I highly doubt that God was the one running the Xerox machine at Blackstone.

“Ms. Shaw, I’m going to ask you again. Did your suicide attempt lead to your stay at Blackstone Hospital in 2003?”

My face is flushed; I can feel my pulse hammering. “No.”

“So you accidentally swallowed a bottle of Tylenol?”

“I was depressed. I didn’t have a plan to kill myself. It was a long time ago, and I’m in a very different place now than I was back then. Frankly, I don’t understand why you’re even on this witch hunt.”

“Is it fair to say that you were upset eight years ago? In crisis?”

“Yes.”

“Something unexpected happened that rattled you to the point where you ended up hospitalized?”

I look down. “I guess.”

“Zoe Baxter has testified that she had cancer. Are you aware of that?”

“Yes, I am. But she’s healthy now.”

“Cancer has a nasty way of recurring, doesn’t it? Ms. Baxter could get cancer again, couldn’t she?”

“So could you,” I say.

Preferably in the next three minutes.

“This is a terrible thought,” Preston says, “but we do need to press through all possibilities here. Let’s say Ms. Baxter got cancer again. You’d be upset, wouldn’t you?”

“I’d be devastated.”

“To the point of another breakdown, Ms. Shaw? Another bottle of Tylenol?”

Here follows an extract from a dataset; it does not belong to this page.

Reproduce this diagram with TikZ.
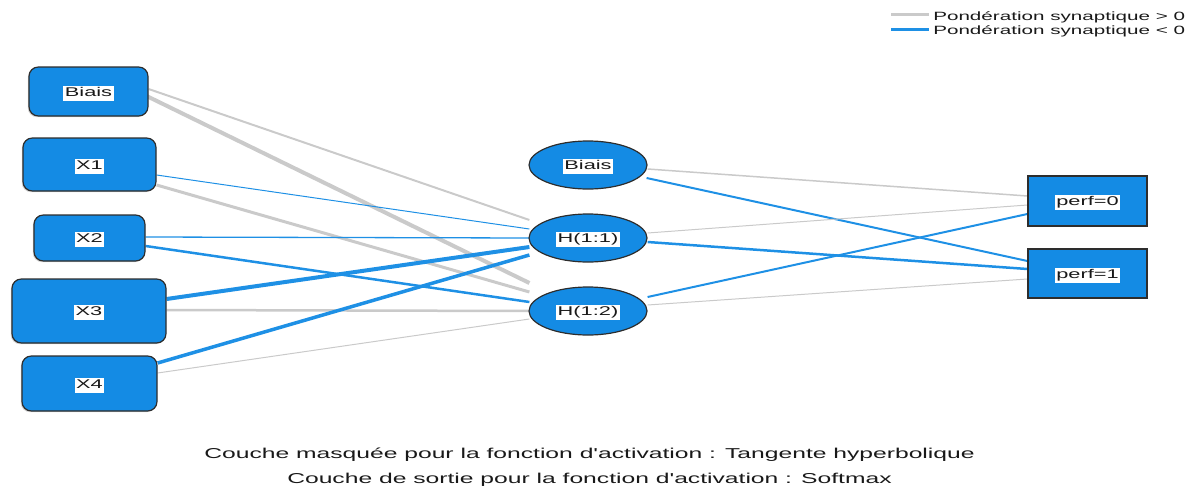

Angela stands again, objecting.

Wade Preston shakes his head and tsks. “In that case, Ms. Shaw,” he says, “who’s gonna take care of those poor children?”

As soon as I step down from the witness stand, the judge calls a recess. Zoe turns to the seat I’ve taken behind her in the gallery. We both stand; she wraps her arms around me. “I’m so sorry,” she whispers.

I know she is thinking of Lucy, how I went above and beyond the call of a school counselor’s duty to find that girl something that would keep her tethered to this world instead of checking out of it. I know she’s wondering if I saw myself in her.

From the corner of my eye, I see a flash of purple. Wade Preston heads up the aisle. Gently I disengage myself from Zoe’s embrace. “I’ll be back.”

I follow Preston down the hallway, drawing into shadows as he glad-hands congregants and gives sound bites to reporters. He whistles, too full of himself to even notice that he’s got a shadow. He turns a corner and pushes open the door to the men’s room.

I go in right after him.

“Mr. Preston,” I say.

He raises his brows. “Why, Ms. Shaw. I would think a person with your sort of lifestyle would be the last one to make the mistake of walking into the facility with the picture of a man on it.”

“You know, I’m an educator. And you, Mr. Preston, are sorely in need of an education.”

“Oh, you think so?”

“I do.” I quickly glance under the stall doors, but, fortunately, we are the only ones in the room. “First, homosexuality? It’s not a lifestyle. It’s who I happen to be. Second, I didn’t choose to be attracted to women. I just am. Did you make a choice to be attracted to women? Was it during puberty? When you graduated from high school? Was it a question on the SATs? No. Homosexuality isn’t a choice any more than heterosexuality is. And I know this because why on earth would anyone choose to be gay? Why would I want to put myself through all the bullying and name-calling and physical abuse I’ve faced? Why would I want to constantly be looked down at and stereotyped by people like you? Why would I willingly pick a lifestyle, as you call it, that’s such an uphill battle? I honestly cannot believe someone who has traveled the world as much as you have, Mr. Preston, could have his eyes so tightly shut.”